Command will give you a fingerprint, accept it. Then you would be asked for password of hadoop` user, enter the password you choosed when creating
hadoop`` account.
ssh-copy-id -i ~/.ssh/id_rsa localhost
We have installed the Hadoop but we need to configure it. Is is not yet ready to use.
To put enviroment variables into .bashrc file, copy the following lines and put it at the end of .bashrc
file. You
can edit the file by using nano
editor. To edit you can use nano .bashrc
command.
export HADOOP_INSTALL=/opt/hadoop export PATH=$PATH:$HADOOP_INSTALL/bin export PATH=$PATH:$HADOOP_INSTALL/sbin export HADOOP_MAPRED_HOME=$HADOOP_INSTALL export HADOOP_COMMON_HOME=$HADOOP_INSTALL export HADOOP_HDFS_HOME=$HADOOP_INSTALL export YARN_HOME=$HADOOP_INSTALL export HADOOP_COMMON_LIB_NATIVE_DIR=$HADOOP_INSTALL/lib/native export HADOOP_OPTS="-Djava.library.path=$HADOOP_INSTALL/lib/native"

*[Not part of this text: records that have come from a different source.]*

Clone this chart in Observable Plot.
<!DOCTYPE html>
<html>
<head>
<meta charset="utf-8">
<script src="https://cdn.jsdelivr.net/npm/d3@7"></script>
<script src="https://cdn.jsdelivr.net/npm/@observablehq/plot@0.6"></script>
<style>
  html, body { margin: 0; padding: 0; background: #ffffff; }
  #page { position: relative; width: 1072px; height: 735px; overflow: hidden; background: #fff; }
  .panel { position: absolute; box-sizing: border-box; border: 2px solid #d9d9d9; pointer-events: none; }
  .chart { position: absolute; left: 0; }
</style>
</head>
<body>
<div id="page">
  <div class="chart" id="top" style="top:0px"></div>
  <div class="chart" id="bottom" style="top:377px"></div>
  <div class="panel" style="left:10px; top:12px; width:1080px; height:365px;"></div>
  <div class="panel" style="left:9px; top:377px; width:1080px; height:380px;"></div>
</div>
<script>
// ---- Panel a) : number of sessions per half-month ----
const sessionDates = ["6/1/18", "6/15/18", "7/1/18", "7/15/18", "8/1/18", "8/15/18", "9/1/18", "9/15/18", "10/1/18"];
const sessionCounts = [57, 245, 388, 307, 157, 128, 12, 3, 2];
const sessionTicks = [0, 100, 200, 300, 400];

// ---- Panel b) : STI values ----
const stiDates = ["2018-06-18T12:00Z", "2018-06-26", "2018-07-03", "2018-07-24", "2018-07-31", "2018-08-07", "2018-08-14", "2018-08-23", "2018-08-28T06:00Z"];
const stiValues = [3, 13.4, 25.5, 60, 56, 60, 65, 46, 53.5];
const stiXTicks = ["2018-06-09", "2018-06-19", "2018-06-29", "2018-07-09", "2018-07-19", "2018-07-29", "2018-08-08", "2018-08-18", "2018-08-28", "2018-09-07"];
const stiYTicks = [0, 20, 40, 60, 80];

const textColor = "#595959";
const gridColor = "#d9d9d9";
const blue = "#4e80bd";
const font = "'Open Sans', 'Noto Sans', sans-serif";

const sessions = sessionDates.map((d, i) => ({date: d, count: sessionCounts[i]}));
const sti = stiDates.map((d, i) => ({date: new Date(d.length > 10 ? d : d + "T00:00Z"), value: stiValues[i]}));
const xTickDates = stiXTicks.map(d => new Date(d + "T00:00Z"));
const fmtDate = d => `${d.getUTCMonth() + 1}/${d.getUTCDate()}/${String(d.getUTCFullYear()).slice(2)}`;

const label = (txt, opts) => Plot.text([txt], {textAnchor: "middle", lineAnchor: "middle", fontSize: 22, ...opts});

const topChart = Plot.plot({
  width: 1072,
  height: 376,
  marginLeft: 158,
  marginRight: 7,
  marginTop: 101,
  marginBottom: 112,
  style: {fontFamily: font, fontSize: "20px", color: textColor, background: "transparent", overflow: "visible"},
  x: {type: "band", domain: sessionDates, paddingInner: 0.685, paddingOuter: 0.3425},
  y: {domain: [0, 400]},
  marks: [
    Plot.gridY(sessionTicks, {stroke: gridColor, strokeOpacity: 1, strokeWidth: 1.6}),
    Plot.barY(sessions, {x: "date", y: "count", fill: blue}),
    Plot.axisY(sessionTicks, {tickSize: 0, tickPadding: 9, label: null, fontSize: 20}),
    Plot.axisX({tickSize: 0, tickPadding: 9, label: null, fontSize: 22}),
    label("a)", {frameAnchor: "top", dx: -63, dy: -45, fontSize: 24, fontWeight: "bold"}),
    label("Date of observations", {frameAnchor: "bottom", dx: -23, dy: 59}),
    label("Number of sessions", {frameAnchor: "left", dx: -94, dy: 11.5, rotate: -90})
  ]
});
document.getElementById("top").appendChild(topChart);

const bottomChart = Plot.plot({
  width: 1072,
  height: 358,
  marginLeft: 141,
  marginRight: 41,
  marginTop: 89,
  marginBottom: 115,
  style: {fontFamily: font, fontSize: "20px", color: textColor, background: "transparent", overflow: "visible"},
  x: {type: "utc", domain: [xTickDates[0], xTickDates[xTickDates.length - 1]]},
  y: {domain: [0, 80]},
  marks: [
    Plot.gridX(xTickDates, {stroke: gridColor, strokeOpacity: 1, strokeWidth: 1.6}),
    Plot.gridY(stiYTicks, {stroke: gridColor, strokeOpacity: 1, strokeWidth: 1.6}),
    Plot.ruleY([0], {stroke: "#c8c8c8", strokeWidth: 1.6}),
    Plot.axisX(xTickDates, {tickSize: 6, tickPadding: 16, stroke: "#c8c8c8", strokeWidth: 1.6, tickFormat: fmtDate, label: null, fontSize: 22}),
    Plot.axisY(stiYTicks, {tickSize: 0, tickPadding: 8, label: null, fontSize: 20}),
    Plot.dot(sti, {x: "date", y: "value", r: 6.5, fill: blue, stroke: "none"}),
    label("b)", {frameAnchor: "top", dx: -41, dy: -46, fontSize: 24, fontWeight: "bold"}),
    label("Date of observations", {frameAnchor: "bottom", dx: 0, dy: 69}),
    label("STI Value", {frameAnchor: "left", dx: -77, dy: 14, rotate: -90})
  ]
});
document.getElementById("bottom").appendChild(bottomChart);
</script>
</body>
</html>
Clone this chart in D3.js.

Now we need to know JAVA_HOME
path once again. We need to copy and write it in hadoop-env.sh
file.
Get the environment value by;
env | grep JAVA_HOME
Copy the path, edit the hadoop-env.sh
with nano /opt/hadoop/etc/hadoop/hadoop-env.sh
command and update JAVA_HOME variable with the path you have copied. The file
contains
export JAVA_HOME=${JAVA_HOME}
and shoud look like;
export JAVA_HOME=/usr/lib/jvm/java-8-oracle
The path above may differ in your computer. Be carefull to write correct path of JAVA_HOME
.
Now edit core-site.xml
file with nano /opt/hadoop/etc/hadoop/core-site.xml
command and put the following properties
between <configuration>
and </configuration>
It should look like;
<property>
<name>fs.default.name</name>
<value>hdfs://localhost:9000</value>
</property>
Edit yarn-site.xml
with nano /opt/hadoop/etc/hadoop/yarn-site.xml
command and put the following properties
into configuration
section.
<property>
<name>yarn.nodemanager.aux-services</name>
<value>mapreduce_shuffle</value>
</property>
<property>
<name>yarn.nodemanager.aux-services.mapreduce.shuffle.class</name>
<value>org.apache.hadoop.mapred.ShuffleHandler</value>
</property>
Now we are to copy a template XML file. Execute the command;
cp /opt/hadoop/etc/hadoop/mapred-site.xml.template /opt/hadoop/etc/hadoop/mapred-site.xml
And then edit the file with nano /opt/hadoop/etc/hadoop/mapred-site.xml
command. Put the following properties
into configuration
section.
<property>
<name>mapreduce.framework.name</name>
<value>yarn</value>
</property>
The last file we are to edit is hdfs-site.xml
file. Use nano /opt/hadoop/etc/hadoop/hdfs-site.xml
command to edit
and put the followings into configuration
section.
<property>
<name>dfs.replication</name>
<value>1</value>
</property>
<property>
<name>dfs.namenode.name.dir</name>
<value>file:/var/lib/hadoop/hdfs/namenode</value>
</property>
<property>
<name>dfs.datanode.data.dir</name>
<value>file:/var/lib/hadoop/hdfs/datanode</value>
</property>
We are almost finished.
###Format HDFS and start services.
Execute the following commands one by one.
source .bashrc
hdfs namenode -format
start-dfs.sh
start-yarn.sh
If nothing goes wrong, you wouldn't get error and YOU HAVE FINISHED.
Let us check if it is working. Executing the command jps
will give you an output like;
9280 Jps
1939 SecondaryNameNode
2452 NodeManager
1509 NameNode
1702 DataNode
2106 ResourceManager
The numbers in front of the service names may differ. If they are all listed, THAT'S ALL. Your Hadoop is ready to use. Let us execute an example mapreduce code by executing the command;
hadoop jar /opt/hadoop/share/hadoop/mapreduce/hadoop-mapreduce-examples-2.7.3.jar pi 10 100
Congratulations. You have done. Enjoy your Hadoop.